Return exactly the listing's lines, from its first line to the line holding "import * as d3 from 'd3';", ends included.

○ ○ ○ ○ ○ ○ ○

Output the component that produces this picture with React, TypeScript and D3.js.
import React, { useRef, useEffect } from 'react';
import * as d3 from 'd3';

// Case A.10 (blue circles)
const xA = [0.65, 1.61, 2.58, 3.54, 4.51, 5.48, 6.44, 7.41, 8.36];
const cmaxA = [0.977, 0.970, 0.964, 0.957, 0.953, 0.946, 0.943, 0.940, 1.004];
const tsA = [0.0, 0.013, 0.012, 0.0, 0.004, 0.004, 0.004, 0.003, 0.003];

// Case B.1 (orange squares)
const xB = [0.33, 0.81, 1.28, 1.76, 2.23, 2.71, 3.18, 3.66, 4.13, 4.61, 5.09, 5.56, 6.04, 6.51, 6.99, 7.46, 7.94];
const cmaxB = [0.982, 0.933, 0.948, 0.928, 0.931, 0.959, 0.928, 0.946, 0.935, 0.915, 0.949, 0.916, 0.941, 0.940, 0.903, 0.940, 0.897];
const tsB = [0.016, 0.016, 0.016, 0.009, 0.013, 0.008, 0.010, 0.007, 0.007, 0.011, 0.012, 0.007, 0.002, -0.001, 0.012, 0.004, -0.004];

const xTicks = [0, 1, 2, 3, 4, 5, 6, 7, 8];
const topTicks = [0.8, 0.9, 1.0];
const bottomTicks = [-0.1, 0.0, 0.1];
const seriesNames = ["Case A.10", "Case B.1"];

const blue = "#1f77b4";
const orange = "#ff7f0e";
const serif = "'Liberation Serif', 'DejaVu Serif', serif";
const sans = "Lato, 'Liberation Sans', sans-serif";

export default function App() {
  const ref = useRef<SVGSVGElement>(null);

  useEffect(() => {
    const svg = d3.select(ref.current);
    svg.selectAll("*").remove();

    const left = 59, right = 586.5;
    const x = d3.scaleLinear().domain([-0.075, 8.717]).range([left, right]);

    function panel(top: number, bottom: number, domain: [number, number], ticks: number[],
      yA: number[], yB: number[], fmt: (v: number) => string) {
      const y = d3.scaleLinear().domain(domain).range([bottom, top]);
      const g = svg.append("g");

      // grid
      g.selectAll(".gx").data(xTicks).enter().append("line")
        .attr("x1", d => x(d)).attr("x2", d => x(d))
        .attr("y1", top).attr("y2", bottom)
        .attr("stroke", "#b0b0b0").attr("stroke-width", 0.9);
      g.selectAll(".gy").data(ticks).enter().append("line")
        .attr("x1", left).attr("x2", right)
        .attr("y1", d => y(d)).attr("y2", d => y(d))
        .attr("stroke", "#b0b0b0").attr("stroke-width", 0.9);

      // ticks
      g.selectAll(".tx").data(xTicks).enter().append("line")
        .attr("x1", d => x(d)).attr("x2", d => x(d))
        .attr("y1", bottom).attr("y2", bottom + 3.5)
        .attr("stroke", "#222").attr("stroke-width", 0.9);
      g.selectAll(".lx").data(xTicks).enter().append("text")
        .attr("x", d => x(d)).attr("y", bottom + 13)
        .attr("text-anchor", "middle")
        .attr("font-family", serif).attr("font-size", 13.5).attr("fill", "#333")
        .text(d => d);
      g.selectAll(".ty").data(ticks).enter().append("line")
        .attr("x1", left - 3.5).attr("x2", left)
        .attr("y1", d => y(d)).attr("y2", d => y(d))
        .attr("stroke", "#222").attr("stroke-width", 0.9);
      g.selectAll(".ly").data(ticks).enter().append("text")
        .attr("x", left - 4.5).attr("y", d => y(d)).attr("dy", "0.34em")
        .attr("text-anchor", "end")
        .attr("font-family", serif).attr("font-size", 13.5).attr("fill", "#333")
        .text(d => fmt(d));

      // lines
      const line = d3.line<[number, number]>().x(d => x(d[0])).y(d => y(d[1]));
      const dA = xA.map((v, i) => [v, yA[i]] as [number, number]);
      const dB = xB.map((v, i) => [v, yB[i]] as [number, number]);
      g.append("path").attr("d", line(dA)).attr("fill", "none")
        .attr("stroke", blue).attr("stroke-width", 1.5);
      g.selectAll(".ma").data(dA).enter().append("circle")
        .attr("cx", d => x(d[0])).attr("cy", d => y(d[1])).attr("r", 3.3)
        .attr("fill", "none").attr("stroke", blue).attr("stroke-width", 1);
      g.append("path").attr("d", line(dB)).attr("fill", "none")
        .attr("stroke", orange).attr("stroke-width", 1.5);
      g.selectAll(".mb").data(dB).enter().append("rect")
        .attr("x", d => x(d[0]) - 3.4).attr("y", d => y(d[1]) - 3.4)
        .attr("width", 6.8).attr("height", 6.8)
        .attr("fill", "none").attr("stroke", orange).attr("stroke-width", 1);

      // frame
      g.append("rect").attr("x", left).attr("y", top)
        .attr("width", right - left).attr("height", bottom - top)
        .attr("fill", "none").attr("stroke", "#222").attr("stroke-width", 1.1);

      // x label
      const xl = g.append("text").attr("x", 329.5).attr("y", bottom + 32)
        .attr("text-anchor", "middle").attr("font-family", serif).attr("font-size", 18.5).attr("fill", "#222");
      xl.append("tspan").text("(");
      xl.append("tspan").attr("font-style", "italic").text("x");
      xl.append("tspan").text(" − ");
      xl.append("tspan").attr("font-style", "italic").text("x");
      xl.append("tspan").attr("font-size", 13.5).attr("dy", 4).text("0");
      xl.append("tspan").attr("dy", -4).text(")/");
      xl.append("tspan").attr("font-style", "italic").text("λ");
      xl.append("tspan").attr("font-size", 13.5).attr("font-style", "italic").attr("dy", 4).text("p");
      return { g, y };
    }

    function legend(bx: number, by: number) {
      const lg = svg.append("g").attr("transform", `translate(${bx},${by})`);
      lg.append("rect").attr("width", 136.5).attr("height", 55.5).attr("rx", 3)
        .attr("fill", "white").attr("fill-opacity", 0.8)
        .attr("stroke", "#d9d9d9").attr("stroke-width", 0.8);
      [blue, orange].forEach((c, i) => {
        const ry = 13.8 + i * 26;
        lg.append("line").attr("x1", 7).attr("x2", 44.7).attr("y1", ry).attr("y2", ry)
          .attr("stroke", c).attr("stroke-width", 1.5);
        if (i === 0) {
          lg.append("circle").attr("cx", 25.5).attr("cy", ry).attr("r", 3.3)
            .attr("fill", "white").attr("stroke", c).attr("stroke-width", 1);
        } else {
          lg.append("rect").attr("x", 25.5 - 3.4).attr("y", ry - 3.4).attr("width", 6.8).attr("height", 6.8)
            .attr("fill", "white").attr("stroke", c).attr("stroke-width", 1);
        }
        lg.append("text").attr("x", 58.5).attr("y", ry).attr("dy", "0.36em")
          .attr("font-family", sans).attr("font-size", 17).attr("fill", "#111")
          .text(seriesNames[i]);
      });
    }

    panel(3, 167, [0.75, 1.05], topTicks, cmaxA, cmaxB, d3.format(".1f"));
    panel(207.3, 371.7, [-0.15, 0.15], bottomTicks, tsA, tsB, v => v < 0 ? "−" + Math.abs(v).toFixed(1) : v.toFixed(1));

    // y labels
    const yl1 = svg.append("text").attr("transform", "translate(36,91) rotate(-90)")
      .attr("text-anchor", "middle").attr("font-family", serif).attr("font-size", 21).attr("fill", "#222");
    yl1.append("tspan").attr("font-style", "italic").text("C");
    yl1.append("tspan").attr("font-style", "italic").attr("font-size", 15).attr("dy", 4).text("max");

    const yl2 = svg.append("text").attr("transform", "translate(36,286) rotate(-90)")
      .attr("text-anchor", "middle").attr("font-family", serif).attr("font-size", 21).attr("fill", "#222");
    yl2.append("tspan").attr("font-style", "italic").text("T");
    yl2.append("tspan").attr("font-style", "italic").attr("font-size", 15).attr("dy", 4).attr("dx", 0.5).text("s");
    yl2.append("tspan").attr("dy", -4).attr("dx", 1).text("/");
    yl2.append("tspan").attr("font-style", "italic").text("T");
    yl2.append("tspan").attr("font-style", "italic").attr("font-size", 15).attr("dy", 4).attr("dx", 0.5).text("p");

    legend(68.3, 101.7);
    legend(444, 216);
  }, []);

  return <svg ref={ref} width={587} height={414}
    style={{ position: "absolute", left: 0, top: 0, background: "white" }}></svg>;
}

○ ○ ○ ○ ○ ○ ○

_FULL SOLUTION:_
Output the component that produces this picture with React, TypeScript and D3.js.
import React, { useRef, useEffect } from 'react';
import * as d3 from 'd3';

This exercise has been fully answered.